Repeat the records below exactly, from the first line through the line containing "import plotly.graph_objects as go", and leave out any pictures.

## start ITEMS

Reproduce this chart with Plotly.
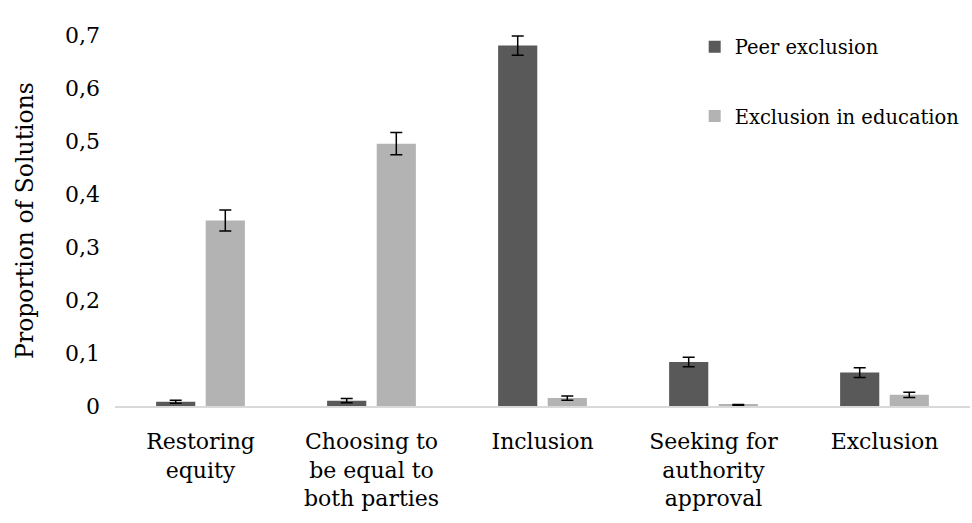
import plotly.graph_objects as go

categories = ["Restoring<br>equity", "Choosing to<br>be equal to<br>both parties", "Inclusion",
              "Seeking for<br>authority<br>approval", "Exclusion"]
peer_values = [0.008, 0.010, 0.680, 0.083, 0.063]
peer_errors = [0.003, 0.004, 0.018, 0.009, 0.009]
edu_values = [0.350, 0.495, 0.015, 0.002, 0.021]
edu_errors = [0.020, 0.021, 0.004, 0.001, 0.005]
tick_values = [0, 0.1, 0.2, 0.3, 0.4, 0.5, 0.6, 0.7]
tick_labels = ["0", "0,1", "0,2", "0,3", "0,4", "0,5", "0,6", "0,7"]

font_family = "DejaVu Serif"

fig = go.Figure()
fig.add_trace(go.Bar(
    x=categories, y=peer_values, name="Peer exclusion",
    marker=dict(color="#595959", line=dict(width=0)),
    error_y=dict(type="data", array=peer_errors, color="black", thickness=1.5, width=6),
    legendgroup="a",
))
fig.add_trace(go.Bar(
    x=categories, y=edu_values, name="Exclusion in education",
    marker=dict(color="#b3b3b3", line=dict(width=0)),
    error_y=dict(type="data", array=edu_errors, color="black", thickness=1.5, width=6),
    legendgroup="b",
))

fig.update_layout(
    width=972, height=523,
    margin=dict(l=115, r=2, t=35, b=117, autoexpand=False),
    paper_bgcolor="white", plot_bgcolor="white",
    font=dict(family=font_family, size=22, color="black"),
    barmode="group", bargap=0.42, bargroupgap=0.21,
    showlegend=True,
    legend=dict(x=0.678, y=1.02, xanchor="left", yanchor="top",
                font=dict(family=font_family, size=19.5), tracegroupgap=41,
                bgcolor="rgba(0,0,0,0)", itemwidth=30),
    xaxis=dict(showline=True, linecolor="#d9d9d9", linewidth=1.5, ticks="",
               tickfont=dict(family=font_family, size=22), showgrid=False,
               ticklabelstandoff=15),
    yaxis=dict(range=[0, 0.7], tickvals=tick_values, ticktext=tick_labels,
               showgrid=False, zeroline=False, showline=False, ticks="",
               tickfont=dict(family=font_family, size=22), ticklabelstandoff=14,
               title=dict(text="Proportion of Solutions",
                          font=dict(family=font_family, size=23.5), standoff=24)),
)

fig.write_html("out.html")
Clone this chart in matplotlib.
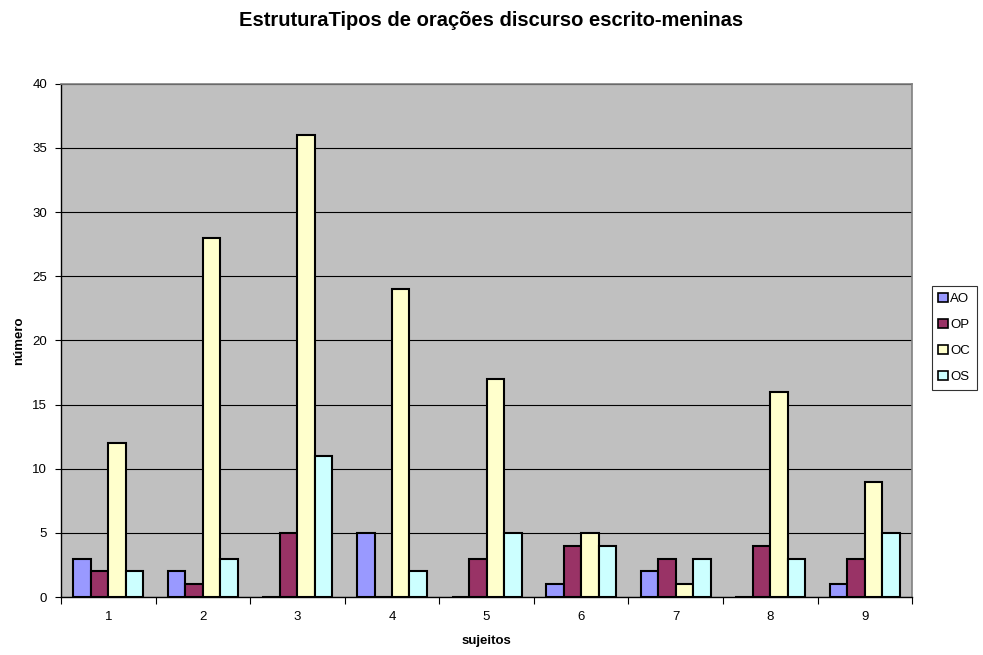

## end ITEMS

> [EXPECTED ANSWER]:
Reproduce this chart with Plotly.
import plotly.graph_objects as go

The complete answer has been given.